At this point Carla pretends to shoot herself in the mouth.
Stefania is offended.
Silvia laughs, then she doesn’t feel like laughing anymore. She feels a tug at her heart. An image of the nondescript Viberti, at her door the first night, comes to mind. She’d asked him if he wanted to come up and he nodded with a kind of resignation, though he immediately started giggling again.
When it’s time to leave, Carla squeezes her arm and whispers: “Was there something you wanted to tell us tonight?”
“No, why?”
“Your mind was elsewhere. Are you still worried about Michela?”
Silvia shakes her head. “You have a beautiful baby.”
Carla smiles.
* * *
On Monday, Cecilia calls to tell her that Mattia fainted at school and was admitted to the hospital. He’s all right but they’re keeping him overnight for observation, could she stop by their house and pick up some pajamas and bring them to her? So she finds herself alone in her sister’s deserted house, and after getting the boy’s pajamas from a drawer, invents excuses to linger a little longer, even she doesn’t know why. Or maybe she does know: she hasn’t seen Cecilia since before the tea ceremony and she’ll have to pretend nothing’s wrong, she’ll be ill at ease and will have to hide it. Not that her sister will necessarily be angry; if she knew about her and Viberti she’d probably start laughing, because that’s Silvia’s fate, she’s destined to make a fool of herself in front of the tragic, severe paragon Cecilia represents.

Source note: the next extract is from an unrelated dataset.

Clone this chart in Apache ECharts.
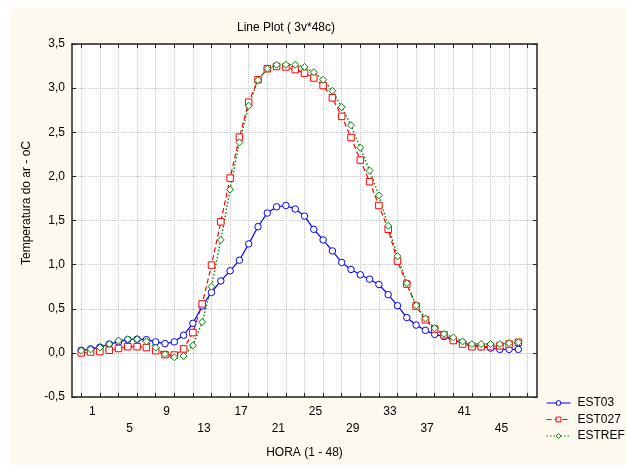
<!DOCTYPE html>
<html>
<head>
<meta charset="utf-8">
<script src="https://cdn.jsdelivr.net/npm/echarts@6/dist/echarts.min.js"></script>
<style>
html,body{margin:0;padding:0;background:#ffffff;}
#chart{width:626px;height:465px;}
</style>
</head>
<body>
<div id="chart"></div>
<script>
// Hours 1..48
var hours = [];
for (var h = 1; h <= 48; h++) hours.push(h);

var est03 = [0.03,0.045,0.065,0.10,0.125,0.15,0.155,0.15,0.125,0.105,0.125,0.20,0.335,0.53,0.685,0.815,0.93,1.05,1.235,1.43,1.585,1.655,1.67,1.63,1.55,1.40,1.28,1.155,1.025,0.945,0.885,0.835,0.775,0.66,0.535,0.40,0.315,0.255,0.21,0.185,0.145,0.115,0.085,0.07,0.055,0.04,0.04,0.04];
var est027 = [0.00,0.01,0.015,0.03,0.05,0.07,0.07,0.06,0.025,-0.02,-0.025,0.045,0.23,0.555,0.995,1.485,1.98,2.445,2.84,3.095,3.22,3.245,3.24,3.21,3.17,3.115,3.03,2.89,2.68,2.44,2.185,1.94,1.67,1.40,1.04,0.78,0.53,0.375,0.27,0.205,0.14,0.10,0.07,0.07,0.07,0.08,0.10,0.12];
var estref = [0.025,0.04,0.06,0.10,0.14,0.155,0.155,0.13,0.06,-0.015,-0.05,-0.035,0.085,0.35,0.75,1.28,1.85,2.385,2.80,3.09,3.22,3.265,3.265,3.265,3.24,3.18,3.095,2.97,2.785,2.58,2.325,2.065,1.785,1.44,1.095,0.79,0.54,0.39,0.28,0.215,0.175,0.13,0.10,0.10,0.10,0.10,0.11,0.12];

var seriesNames = ['EST03', 'EST027', 'ESTREF'];

// axis categories 0..50 (frame spans hour 0 to hour 50)
var cats = ['0'].concat(hours.map(String)).concat(['49', '50']);
function pad(arr) { return [null].concat(arr).concat([null, null]); }

var FONT = 'Liberation Sans, Arial, sans-serif';
var chart = echarts.init(document.getElementById('chart'), null, {renderer: 'canvas'});

function tickInt(i) { return i % 2 === 1; }

var option = {
  backgroundColor: '#ffffff',
  animation: false,
  textStyle: {fontFamily: FONT},
  graphic: [
    {type: 'rect', z: -10, shape: {x: 10, y: 7, width: 616, height: 458}, style: {fill: '#FDF9EE'}},
    {type: 'text', x: 27, y: 203, rotation: Math.PI / 2,
     style: {text: 'Temperatura do ar - oC', font: '12px ' + FONT, fill: '#000', align: 'center', verticalAlign: 'middle'}}
  ],
  title: {
    text: 'Line Plot ( 3v*48c)',
    left: 281, top: 17, textAlign: 'center',
    textStyle: {fontSize: 12, fontWeight: 'normal', color: '#000', fontFamily: FONT}
  },
  legend: {
    orient: 'vertical',
    left: 546, top: 397, padding: 0,
    itemWidth: 24, itemHeight: 6, itemGap: 4.5,
    textStyle: {fontSize: 12, color: '#000', fontFamily: FONT, padding: [0, 0, 0, 2]},
    lineStyle: {width: 1},
    itemStyle: {borderWidth: 1},
    data: seriesNames
  },
  grid: {left: 72, right: 89, top: 44, bottom: 68, backgroundColor: '#ffffff', show: true, borderWidth: 0},
  xAxis: [
    {
      type: 'category', data: cats, boundaryGap: false, position: 'bottom',
      name: 'HORA (1 - 48)', nameLocation: 'middle', nameGap: 50,
      nameTextStyle: {fontSize: 12, color: '#000', fontFamily: FONT},
      axisLine: {onZero: false, lineStyle: {color: '#222', width: 1.5}},
      axisTick: {inside: true, length: 4, interval: tickInt, lineStyle: {color: '#222'}},
      axisLabel: {
        interval: function (i) { return i % 4 === 1 && i <= 48; },
        formatter: function (v, i) { return ((i - 1) / 4) % 2 === 1 ? '\n' + v : v; },
        fontSize: 12, color: '#000', lineHeight: 16.5, margin: 6.5, padding: [0, 0, 0, 22],
        fontFamily: FONT
      },
      splitLine: {show: true, interval: tickInt, lineStyle: {color: '#c4c4c4', type: 'dotted', width: 1}}
    },
    {
      type: 'category', data: cats, boundaryGap: false, position: 'top',
      axisLine: {onZero: false, lineStyle: {color: '#222', width: 1.5}},
      axisTick: {inside: true, length: 4, interval: tickInt, lineStyle: {color: '#222'}},
      axisLabel: {show: false},
      splitLine: {show: false}
    }
  ],
  yAxis: [
    {
      type: 'value', min: -0.5, max: 3.5, interval: 0.5, position: 'left',
      axisLine: {show: true, onZero: false, lineStyle: {color: '#222', width: 1.5}},
      axisTick: {show: true, inside: true, length: 4, lineStyle: {color: '#222'}},
      axisLabel: {fontSize: 12, color: '#000', margin: 7, fontFamily: FONT,
        formatter: function (v) { return v.toFixed(1).replace('.', ','); }},
      splitLine: {show: true, lineStyle: {color: '#c4c4c4', type: 'dotted', width: 1}}
    },
    {
      type: 'value', min: -0.5, max: 3.5, interval: 0.5, position: 'right',
      axisLine: {show: true, onZero: false, lineStyle: {color: '#222', width: 1.5}},
      axisTick: {show: true, inside: true, length: 4, lineStyle: {color: '#222'}},
      axisLabel: {show: false},
      splitLine: {show: false}
    }
  ],
  series: [
    {
      name: seriesNames[0], type: 'line', data: pad(est03),
      symbol: 'circle', symbolSize: 6.5, showSymbol: true, showAllSymbol: true,
      lineStyle: {color: '#0000FF', width: 1.2, type: 'solid'},
      itemStyle: {color: '#ffffff', borderColor: '#0000FF', borderWidth: 1},
      emphasis: {disabled: true}
    },
    {
      name: seriesNames[1], type: 'line', data: pad(est027),
      symbol: 'rect', symbolSize: 6.5, showSymbol: true, showAllSymbol: true,
      lineStyle: {color: '#FF0000', width: 1.2, type: [5, 3]},
      itemStyle: {color: '#ffffff', borderColor: '#FF0000', borderWidth: 1},
      emphasis: {disabled: true}
    },
    {
      name: seriesNames[2], type: 'line', data: pad(estref),
      symbol: 'diamond', symbolSize: 7, showSymbol: true, showAllSymbol: true,
      lineStyle: {color: '#008000', width: 1.4, type: [1.5, 2]},
      itemStyle: {color: '#ffffff', borderColor: '#008000', borderWidth: 1},
      emphasis: {disabled: true}
    }
  ]
};
chart.setOption(option);
</script>
</body>
</html>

She checks to see if there’s laundry to be hung or if the dishwasher needs emptying or if the beds have to be made. She paces the corridor with slow steps. She sits on the couch in the living room. She’s never envied Cecilia’s big house, the nicer neighborhood. Now maybe she does. She doesn’t feel like living alone anymore. How nice to have a house like that, how nice to see that disorder, so different from her disorder as a woman alone. Could she ask Cecilia to go and live with them? No. There’s no room, in every sense of the word: physically, mentally. She could suggest they get a bigger house, all together. Women used to do that. Old spinster aunts who kept each other company. In fact, she and Stefania have jokingly read that fate in their future more than once, as if by saying the possibility aloud they might exorcise it.
Without realizing it, as she sits there daydreaming with a blank stare, she’s been twisting Mattia’s pajamas in her hands, getting them all crumpled. She puts them in her backpack and hurries to the hospital.
* * *
When her father died, Silvia shut herself up in the house, lying on the couch for hours looking at the same patch of blank ceiling, listening to the same song over and over (“Risingson” by Massive Attack). She could no longer eat, each mouthful was always too big and too bitter, she had to have lukewarm or cold liquids that would easily slide down her esophagus. Cecilia came to her rescue, cooking broths and thin soups, providing her with yogurt, and occasionally buying raw fish at a nearby Japanese restaurant — an extravagance, but it was the only solid food that Silvia claimed she was able to swallow.